- **TASK DETAILS**:
Your task is to repeat all of the data exactly while excluding the pictures.

- **DATA SHOWN**:
+---+
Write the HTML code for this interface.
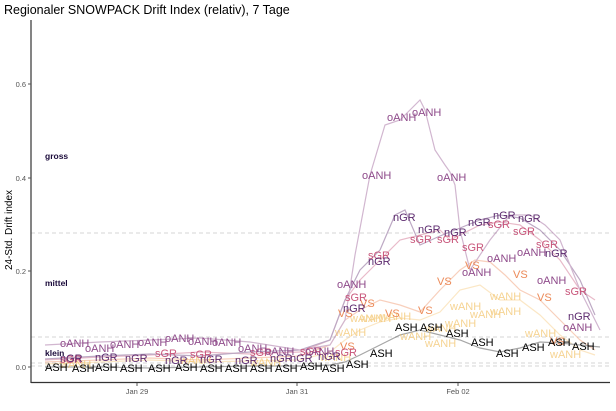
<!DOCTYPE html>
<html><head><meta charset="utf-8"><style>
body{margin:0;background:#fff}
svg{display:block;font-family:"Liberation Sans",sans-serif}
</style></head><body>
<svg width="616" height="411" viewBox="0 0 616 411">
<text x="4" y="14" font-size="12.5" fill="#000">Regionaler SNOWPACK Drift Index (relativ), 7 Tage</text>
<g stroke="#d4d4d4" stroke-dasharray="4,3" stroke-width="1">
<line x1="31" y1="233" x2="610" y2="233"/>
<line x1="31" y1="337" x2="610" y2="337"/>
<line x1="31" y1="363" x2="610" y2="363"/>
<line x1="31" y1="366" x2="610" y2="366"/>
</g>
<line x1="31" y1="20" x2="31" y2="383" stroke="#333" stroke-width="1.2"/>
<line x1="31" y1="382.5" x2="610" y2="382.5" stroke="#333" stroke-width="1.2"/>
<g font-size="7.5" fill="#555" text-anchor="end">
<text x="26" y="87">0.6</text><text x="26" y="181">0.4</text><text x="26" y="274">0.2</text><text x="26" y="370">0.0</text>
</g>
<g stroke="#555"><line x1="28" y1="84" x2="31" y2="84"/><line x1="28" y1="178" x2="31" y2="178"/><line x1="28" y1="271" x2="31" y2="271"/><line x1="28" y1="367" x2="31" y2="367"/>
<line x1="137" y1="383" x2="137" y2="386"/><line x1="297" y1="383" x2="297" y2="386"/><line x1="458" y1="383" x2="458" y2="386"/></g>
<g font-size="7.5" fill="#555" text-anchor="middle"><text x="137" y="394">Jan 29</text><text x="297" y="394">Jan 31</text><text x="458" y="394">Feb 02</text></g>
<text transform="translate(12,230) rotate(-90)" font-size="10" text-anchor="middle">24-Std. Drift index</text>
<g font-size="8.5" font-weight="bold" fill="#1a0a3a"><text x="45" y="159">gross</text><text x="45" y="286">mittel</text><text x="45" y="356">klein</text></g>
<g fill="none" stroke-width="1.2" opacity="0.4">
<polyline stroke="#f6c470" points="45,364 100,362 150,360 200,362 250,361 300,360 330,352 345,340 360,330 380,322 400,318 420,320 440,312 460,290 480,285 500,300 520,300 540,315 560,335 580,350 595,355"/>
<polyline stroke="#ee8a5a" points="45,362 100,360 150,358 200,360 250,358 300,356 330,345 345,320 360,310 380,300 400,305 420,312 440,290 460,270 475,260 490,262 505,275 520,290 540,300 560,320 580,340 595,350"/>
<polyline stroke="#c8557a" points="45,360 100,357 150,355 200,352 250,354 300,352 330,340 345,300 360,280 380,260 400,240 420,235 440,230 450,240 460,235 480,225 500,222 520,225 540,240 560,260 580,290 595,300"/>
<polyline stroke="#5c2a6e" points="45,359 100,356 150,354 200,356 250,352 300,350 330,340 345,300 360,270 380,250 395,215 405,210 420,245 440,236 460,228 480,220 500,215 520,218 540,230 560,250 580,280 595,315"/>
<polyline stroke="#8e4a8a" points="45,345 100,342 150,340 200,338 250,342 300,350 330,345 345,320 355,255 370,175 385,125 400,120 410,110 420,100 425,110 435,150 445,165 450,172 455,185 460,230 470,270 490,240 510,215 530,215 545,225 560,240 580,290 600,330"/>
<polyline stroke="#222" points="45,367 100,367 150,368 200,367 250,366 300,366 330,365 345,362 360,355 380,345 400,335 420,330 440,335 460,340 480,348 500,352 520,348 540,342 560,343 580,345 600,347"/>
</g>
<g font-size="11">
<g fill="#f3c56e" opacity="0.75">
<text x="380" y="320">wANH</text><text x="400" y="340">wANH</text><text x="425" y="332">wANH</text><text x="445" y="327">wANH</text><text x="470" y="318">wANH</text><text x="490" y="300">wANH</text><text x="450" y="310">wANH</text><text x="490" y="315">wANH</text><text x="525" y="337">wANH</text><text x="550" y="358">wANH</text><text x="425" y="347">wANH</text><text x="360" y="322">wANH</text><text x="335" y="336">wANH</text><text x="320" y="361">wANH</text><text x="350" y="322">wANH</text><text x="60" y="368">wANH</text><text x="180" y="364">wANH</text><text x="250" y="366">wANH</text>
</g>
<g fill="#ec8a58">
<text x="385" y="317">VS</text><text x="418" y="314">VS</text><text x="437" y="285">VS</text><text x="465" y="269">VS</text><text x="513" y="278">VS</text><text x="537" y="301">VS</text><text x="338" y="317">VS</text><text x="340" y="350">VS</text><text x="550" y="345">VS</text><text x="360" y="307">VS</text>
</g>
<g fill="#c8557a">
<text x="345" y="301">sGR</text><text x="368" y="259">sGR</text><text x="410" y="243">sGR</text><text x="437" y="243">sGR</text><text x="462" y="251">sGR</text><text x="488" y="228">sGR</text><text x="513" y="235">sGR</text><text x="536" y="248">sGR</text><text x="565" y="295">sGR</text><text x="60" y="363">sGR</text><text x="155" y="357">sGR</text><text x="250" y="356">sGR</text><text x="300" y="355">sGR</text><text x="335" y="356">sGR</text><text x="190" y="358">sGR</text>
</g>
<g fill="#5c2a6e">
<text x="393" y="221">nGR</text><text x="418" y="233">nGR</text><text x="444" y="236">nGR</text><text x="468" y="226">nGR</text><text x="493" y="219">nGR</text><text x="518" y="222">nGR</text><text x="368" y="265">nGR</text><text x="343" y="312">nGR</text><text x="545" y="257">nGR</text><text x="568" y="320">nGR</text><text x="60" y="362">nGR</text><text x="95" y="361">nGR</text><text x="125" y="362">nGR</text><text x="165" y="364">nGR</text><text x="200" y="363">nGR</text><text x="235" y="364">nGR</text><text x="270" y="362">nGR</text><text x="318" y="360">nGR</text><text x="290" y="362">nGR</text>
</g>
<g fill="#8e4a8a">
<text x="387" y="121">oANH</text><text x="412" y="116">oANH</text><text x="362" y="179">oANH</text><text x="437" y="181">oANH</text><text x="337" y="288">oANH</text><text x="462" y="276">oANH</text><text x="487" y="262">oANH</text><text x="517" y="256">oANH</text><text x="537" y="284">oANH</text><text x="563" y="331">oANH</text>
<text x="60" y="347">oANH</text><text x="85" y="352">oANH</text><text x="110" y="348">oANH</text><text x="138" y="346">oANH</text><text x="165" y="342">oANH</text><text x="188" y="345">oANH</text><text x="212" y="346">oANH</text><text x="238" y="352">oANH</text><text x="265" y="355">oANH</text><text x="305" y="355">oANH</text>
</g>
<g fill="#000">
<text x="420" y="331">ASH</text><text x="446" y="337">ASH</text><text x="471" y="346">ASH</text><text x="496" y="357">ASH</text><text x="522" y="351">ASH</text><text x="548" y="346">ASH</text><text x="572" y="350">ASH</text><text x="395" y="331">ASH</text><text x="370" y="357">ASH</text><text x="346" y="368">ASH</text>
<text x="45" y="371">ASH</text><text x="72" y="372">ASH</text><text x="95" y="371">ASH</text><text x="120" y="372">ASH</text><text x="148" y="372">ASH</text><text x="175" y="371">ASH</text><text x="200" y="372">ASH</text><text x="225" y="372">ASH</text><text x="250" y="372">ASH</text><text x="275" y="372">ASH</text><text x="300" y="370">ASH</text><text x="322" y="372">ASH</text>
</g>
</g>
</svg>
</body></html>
+---+
- **SOLUTION FOR THIS EXERCISE**:
Write the HTML code for this interface.
<!DOCTYPE html>
<html><head><meta charset="utf-8"><style>
body{margin:0;background:#fff}
svg{display:block;font-family:"Liberation Sans",sans-serif}
</style></head><body>
<svg width="616" height="411" viewBox="0 0 616 411">
<text x="4" y="14" font-size="12.5" fill="#000">Regionaler SNOWPACK Drift Index (relativ), 7 Tage</text>
<g stroke="#d4d4d4" stroke-dasharray="4,3" stroke-width="1">
<line x1="31" y1="233" x2="610" y2="233"/>
<line x1="31" y1="337" x2="610" y2="337"/>
<line x1="31" y1="363" x2="610" y2="363"/>
<line x1="31" y1="366" x2="610" y2="366"/>
</g>
<line x1="31" y1="20" x2="31" y2="383" stroke="#333" stroke-width="1.2"/>
<line x1="31" y1="382.5" x2="610" y2="382.5" stroke="#333" stroke-width="1.2"/>
<g font-size="7.5" fill="#555" text-anchor="end">
<text x="26" y="87">0.6</text><text x="26" y="181">0.4</text><text x="26" y="274">0.2</text><text x="26" y="370">0.0</text>
</g>
<g stroke="#555"><line x1="28" y1="84" x2="31" y2="84"/><line x1="28" y1="178" x2="31" y2="178"/><line x1="28" y1="271" x2="31" y2="271"/><line x1="28" y1="367" x2="31" y2="367"/>
<line x1="137" y1="383" x2="137" y2="386"/><line x1="297" y1="383" x2="297" y2="386"/><line x1="458" y1="383" x2="458" y2="386"/></g>
<g font-size="7.5" fill="#555" text-anchor="middle"><text x="137" y="394">Jan 29</text><text x="297" y="394">Jan 31</text><text x="458" y="394">Feb 02</text></g>
<text transform="translate(12,230) rotate(-90)" font-size="10" text-anchor="middle">24-Std. Drift index</text>
<g font-size="8.5" font-weight="bold" fill="#1a0a3a"><text x="45" y="159">gross</text><text x="45" y="286">mittel</text><text x="45" y="356">klein</text></g>
<g fill="none" stroke-width="1.2" opacity="0.4">
<polyline stroke="#f6c470" points="45,364 100,362 150,360 200,362 250,361 300,360 330,352 345,340 360,330 380,322 400,318 420,320 440,312 460,290 480,285 500,300 520,300 540,315 560,335 580,350 595,355"/>
<polyline stroke="#ee8a5a" points="45,362 100,360 150,358 200,360 250,358 300,356 330,345 345,320 360,310 380,300 400,305 420,312 440,290 460,270 475,260 490,262 505,275 520,290 540,300 560,320 580,340 595,350"/>
<polyline stroke="#c8557a" points="45,360 100,357 150,355 200,352 250,354 300,352 330,340 345,300 360,280 380,260 400,240 420,235 440,230 450,240 460,235 480,225 500,222 520,225 540,240 560,260 580,290 595,300"/>
<polyline stroke="#5c2a6e" points="45,359 100,356 150,354 200,356 250,352 300,350 330,340 345,300 360,270 380,250 395,215 405,210 420,245 440,236 460,228 480,220 500,215 520,218 540,230 560,250 580,280 595,315"/>
<polyline stroke="#8e4a8a" points="45,345 100,342 150,340 200,338 250,342 300,350 330,345 345,320 355,255 370,175 385,125 400,120 410,110 420,100 425,110 435,150 445,165 450,172 455,185 460,230 470,270 490,240 510,215 530,215 545,225 560,240 580,290 600,330"/>
<polyline stroke="#222" points="45,367 100,367 150,368 200,367 250,366 300,366 330,365 345,362 360,355 380,345 400,335 420,330 440,335 460,340 480,348 500,352 520,348 540,342 560,343 580,345 600,347"/>
</g>
<g font-size="11">
<g fill="#f3c56e" opacity="0.75">
<text x="380" y="320">wANH</text><text x="400" y="340">wANH</text><text x="425" y="332">wANH</text><text x="445" y="327">wANH</text><text x="470" y="318">wANH</text><text x="490" y="300">wANH</text><text x="450" y="310">wANH</text><text x="490" y="315">wANH</text><text x="525" y="337">wANH</text><text x="550" y="358">wANH</text><text x="425" y="347">wANH</text><text x="360" y="322">wANH</text><text x="335" y="336">wANH</text><text x="320" y="361">wANH</text><text x="350" y="322">wANH</text><text x="60" y="368">wANH</text><text x="180" y="364">wANH</text><text x="250" y="366">wANH</text>
</g>
<g fill="#ec8a58">
<text x="385" y="317">VS</text><text x="418" y="314">VS</text><text x="437" y="285">VS</text><text x="465" y="269">VS</text><text x="513" y="278">VS</text><text x="537" y="301">VS</text><text x="338" y="317">VS</text><text x="340" y="350">VS</text><text x="550" y="345">VS</text><text x="360" y="307">VS</text>
</g>
<g fill="#c8557a">
<text x="345" y="301">sGR</text><text x="368" y="259">sGR</text><text x="410" y="243">sGR</text><text x="437" y="243">sGR</text><text x="462" y="251">sGR</text><text x="488" y="228">sGR</text><text x="513" y="235">sGR</text><text x="536" y="248">sGR</text><text x="565" y="295">sGR</text><text x="60" y="363">sGR</text><text x="155" y="357">sGR</text><text x="250" y="356">sGR</text><text x="300" y="355">sGR</text><text x="335" y="356">sGR</text><text x="190" y="358">sGR</text>
</g>
<g fill="#5c2a6e">
<text x="393" y="221">nGR</text><text x="418" y="233">nGR</text><text x="444" y="236">nGR</text><text x="468" y="226">nGR</text><text x="493" y="219">nGR</text><text x="518" y="222">nGR</text><text x="368" y="265">nGR</text><text x="343" y="312">nGR</text><text x="545" y="257">nGR</text><text x="568" y="320">nGR</text><text x="60" y="362">nGR</text><text x="95" y="361">nGR</text><text x="125" y="362">nGR</text><text x="165" y="364">nGR</text><text x="200" y="363">nGR</text><text x="235" y="364">nGR</text><text x="270" y="362">nGR</text><text x="318" y="360">nGR</text><text x="290" y="362">nGR</text>
</g>
<g fill="#8e4a8a">
<text x="387" y="121">oANH</text><text x="412" y="116">oANH</text><text x="362" y="179">oANH</text><text x="437" y="181">oANH</text><text x="337" y="288">oANH</text><text x="462" y="276">oANH</text><text x="487" y="262">oANH</text><text x="517" y="256">oANH</text><text x="537" y="284">oANH</text><text x="563" y="331">oANH</text>
<text x="60" y="347">oANH</text><text x="85" y="352">oANH</text><text x="110" y="348">oANH</text><text x="138" y="346">oANH</text><text x="165" y="342">oANH</text><text x="188" y="345">oANH</text><text x="212" y="346">oANH</text><text x="238" y="352">oANH</text><text x="265" y="355">oANH</text><text x="305" y="355">oANH</text>
</g>
<g fill="#000">
<text x="420" y="331">ASH</text><text x="446" y="337">ASH</text><text x="471" y="346">ASH</text><text x="496" y="357">ASH</text><text x="522" y="351">ASH</text><text x="548" y="346">ASH</text><text x="572" y="350">ASH</text><text x="395" y="331">ASH</text><text x="370" y="357">ASH</text><text x="346" y="368">ASH</text>
<text x="45" y="371">ASH</text><text x="72" y="372">ASH</text><text x="95" y="371">ASH</text><text x="120" y="372">ASH</text><text x="148" y="372">ASH</text><text x="175" y="371">ASH</text><text x="200" y="372">ASH</text><text x="225" y="372">ASH</text><text x="250" y="372">ASH</text><text x="275" y="372">ASH</text><text x="300" y="370">ASH</text><text x="322" y="372">ASH</text>
</g>
</g>
</svg>
</body></html>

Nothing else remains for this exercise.